### [Work to do]
Single out each line with the word "matplotlib" and copy it.
** Begin **
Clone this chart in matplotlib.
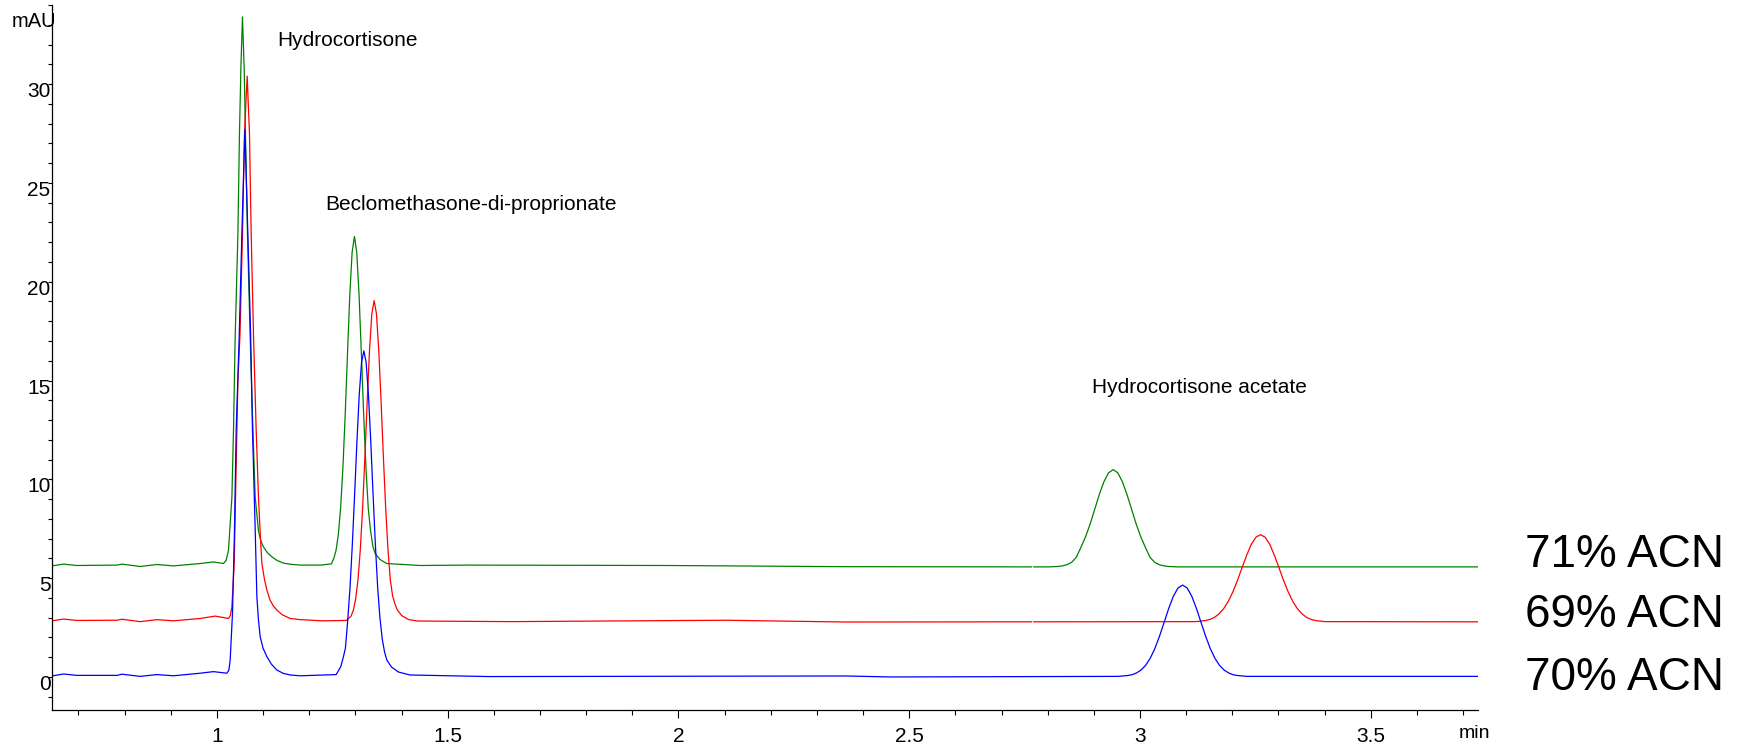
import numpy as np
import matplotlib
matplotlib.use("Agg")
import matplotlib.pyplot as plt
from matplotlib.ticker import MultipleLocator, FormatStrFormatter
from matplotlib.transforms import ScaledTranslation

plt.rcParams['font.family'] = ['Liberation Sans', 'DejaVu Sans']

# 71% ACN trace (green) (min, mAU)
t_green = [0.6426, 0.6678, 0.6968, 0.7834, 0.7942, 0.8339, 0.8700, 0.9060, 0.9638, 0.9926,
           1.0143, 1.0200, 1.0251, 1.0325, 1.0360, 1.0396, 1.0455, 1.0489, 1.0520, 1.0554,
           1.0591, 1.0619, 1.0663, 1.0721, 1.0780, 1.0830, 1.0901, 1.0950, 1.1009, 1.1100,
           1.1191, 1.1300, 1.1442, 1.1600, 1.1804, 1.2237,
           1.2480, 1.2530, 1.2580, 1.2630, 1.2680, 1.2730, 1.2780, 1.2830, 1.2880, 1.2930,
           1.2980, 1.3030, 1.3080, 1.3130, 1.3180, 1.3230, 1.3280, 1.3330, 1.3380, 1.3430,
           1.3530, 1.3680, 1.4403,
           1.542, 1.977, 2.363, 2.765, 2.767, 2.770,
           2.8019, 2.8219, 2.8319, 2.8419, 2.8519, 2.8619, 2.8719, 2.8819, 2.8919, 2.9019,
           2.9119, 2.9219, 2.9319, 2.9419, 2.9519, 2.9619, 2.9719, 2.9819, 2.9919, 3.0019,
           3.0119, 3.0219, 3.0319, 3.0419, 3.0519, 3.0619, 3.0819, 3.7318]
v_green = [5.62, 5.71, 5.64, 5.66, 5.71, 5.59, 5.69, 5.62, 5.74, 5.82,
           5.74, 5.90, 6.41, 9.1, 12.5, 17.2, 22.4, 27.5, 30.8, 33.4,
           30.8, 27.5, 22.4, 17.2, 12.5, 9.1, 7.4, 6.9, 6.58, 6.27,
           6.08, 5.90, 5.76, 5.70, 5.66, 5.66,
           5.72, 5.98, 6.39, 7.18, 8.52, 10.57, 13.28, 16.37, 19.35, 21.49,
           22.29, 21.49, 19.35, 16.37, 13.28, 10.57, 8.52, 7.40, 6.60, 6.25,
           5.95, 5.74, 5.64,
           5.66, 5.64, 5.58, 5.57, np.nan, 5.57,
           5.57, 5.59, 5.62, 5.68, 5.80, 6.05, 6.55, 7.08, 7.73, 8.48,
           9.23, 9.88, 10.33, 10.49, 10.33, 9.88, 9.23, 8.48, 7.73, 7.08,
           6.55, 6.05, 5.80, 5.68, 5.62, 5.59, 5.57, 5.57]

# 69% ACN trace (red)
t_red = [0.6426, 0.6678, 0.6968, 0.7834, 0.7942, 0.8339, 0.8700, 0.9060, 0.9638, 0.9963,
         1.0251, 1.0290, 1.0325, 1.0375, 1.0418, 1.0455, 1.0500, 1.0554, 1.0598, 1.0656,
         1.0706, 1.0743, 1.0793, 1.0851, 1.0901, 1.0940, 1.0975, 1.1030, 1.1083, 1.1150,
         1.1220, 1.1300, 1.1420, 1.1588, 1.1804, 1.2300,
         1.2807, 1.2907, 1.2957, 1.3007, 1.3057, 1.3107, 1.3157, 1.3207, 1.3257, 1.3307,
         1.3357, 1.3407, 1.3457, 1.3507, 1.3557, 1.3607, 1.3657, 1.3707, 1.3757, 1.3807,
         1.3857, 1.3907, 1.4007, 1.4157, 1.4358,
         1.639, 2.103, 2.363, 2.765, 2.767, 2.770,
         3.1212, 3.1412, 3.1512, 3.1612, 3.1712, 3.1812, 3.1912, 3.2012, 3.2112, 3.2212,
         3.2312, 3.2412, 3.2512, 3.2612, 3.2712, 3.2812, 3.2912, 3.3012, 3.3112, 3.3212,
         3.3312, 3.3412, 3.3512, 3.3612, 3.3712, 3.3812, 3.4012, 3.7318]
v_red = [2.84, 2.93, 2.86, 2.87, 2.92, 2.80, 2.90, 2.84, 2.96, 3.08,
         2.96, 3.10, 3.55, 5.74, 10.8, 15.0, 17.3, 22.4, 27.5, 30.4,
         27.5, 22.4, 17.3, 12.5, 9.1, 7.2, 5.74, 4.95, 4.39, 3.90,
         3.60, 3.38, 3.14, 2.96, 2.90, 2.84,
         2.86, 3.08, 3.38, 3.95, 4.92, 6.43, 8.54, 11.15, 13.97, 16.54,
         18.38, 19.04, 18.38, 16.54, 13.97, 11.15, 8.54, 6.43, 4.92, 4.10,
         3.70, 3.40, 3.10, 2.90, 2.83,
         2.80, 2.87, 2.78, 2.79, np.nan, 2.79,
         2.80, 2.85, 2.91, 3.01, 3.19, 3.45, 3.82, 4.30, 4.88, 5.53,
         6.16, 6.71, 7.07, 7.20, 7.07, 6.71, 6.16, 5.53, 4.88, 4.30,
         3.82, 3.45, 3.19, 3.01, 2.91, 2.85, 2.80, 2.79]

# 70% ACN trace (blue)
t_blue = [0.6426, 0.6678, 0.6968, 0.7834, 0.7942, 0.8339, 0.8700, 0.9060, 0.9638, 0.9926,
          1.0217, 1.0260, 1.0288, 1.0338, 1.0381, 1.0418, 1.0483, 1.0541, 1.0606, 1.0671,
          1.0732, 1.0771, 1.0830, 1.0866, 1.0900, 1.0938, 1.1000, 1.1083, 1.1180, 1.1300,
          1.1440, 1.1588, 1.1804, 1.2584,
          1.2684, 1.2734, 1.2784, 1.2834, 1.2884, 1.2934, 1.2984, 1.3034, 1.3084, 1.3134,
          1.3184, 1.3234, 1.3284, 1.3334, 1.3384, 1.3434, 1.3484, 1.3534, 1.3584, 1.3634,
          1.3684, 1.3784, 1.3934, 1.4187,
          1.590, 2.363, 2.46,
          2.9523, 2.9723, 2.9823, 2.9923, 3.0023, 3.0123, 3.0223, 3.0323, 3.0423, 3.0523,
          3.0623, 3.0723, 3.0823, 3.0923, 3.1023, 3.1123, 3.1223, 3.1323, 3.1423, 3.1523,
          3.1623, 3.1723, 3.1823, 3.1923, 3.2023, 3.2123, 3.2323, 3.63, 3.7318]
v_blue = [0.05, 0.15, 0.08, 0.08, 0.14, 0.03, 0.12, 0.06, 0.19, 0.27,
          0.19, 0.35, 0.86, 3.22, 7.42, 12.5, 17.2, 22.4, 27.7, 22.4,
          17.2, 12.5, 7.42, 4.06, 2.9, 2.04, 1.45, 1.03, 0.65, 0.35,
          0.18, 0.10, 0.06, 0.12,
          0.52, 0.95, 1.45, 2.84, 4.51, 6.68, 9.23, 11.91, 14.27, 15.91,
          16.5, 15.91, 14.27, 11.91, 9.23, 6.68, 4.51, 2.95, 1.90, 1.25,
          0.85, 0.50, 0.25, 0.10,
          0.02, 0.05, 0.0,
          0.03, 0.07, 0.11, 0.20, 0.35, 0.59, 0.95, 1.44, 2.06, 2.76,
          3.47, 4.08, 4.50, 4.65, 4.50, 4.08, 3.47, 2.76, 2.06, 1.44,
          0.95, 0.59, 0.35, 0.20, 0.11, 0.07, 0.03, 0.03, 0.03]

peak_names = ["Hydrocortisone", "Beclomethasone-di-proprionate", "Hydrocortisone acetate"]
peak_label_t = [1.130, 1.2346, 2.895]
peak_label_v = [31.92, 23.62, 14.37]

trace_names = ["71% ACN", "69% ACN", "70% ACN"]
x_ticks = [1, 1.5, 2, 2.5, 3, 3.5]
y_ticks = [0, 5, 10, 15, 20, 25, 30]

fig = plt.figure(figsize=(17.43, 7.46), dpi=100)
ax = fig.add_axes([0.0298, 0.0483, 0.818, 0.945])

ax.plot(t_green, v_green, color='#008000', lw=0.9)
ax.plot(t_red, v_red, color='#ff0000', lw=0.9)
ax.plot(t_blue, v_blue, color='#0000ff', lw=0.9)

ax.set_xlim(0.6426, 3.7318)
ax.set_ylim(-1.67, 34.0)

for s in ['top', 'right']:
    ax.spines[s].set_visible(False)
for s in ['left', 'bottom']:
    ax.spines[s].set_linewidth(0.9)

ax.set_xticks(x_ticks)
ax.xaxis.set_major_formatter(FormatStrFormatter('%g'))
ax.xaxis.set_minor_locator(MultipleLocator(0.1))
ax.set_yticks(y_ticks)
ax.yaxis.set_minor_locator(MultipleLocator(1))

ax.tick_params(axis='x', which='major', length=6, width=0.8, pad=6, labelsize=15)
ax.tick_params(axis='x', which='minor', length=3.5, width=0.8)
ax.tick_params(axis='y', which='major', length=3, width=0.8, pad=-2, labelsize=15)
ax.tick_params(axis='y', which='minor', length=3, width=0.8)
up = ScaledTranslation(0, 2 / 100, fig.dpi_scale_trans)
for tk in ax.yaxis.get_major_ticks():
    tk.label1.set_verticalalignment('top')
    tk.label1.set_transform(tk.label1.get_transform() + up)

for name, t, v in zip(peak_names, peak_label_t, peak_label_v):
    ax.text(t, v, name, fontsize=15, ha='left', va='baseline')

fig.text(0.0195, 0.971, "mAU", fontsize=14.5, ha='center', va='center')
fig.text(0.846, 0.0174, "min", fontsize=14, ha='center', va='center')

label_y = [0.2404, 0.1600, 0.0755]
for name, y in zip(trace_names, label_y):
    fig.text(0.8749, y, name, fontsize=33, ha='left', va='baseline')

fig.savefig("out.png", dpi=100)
** End **
### [Task response]
Clone this chart in matplotlib.
import matplotlib
matplotlib.use("Agg")
import matplotlib.pyplot as plt
from matplotlib.ticker import MultipleLocator, FormatStrFormatter
from matplotlib.transforms import ScaledTranslation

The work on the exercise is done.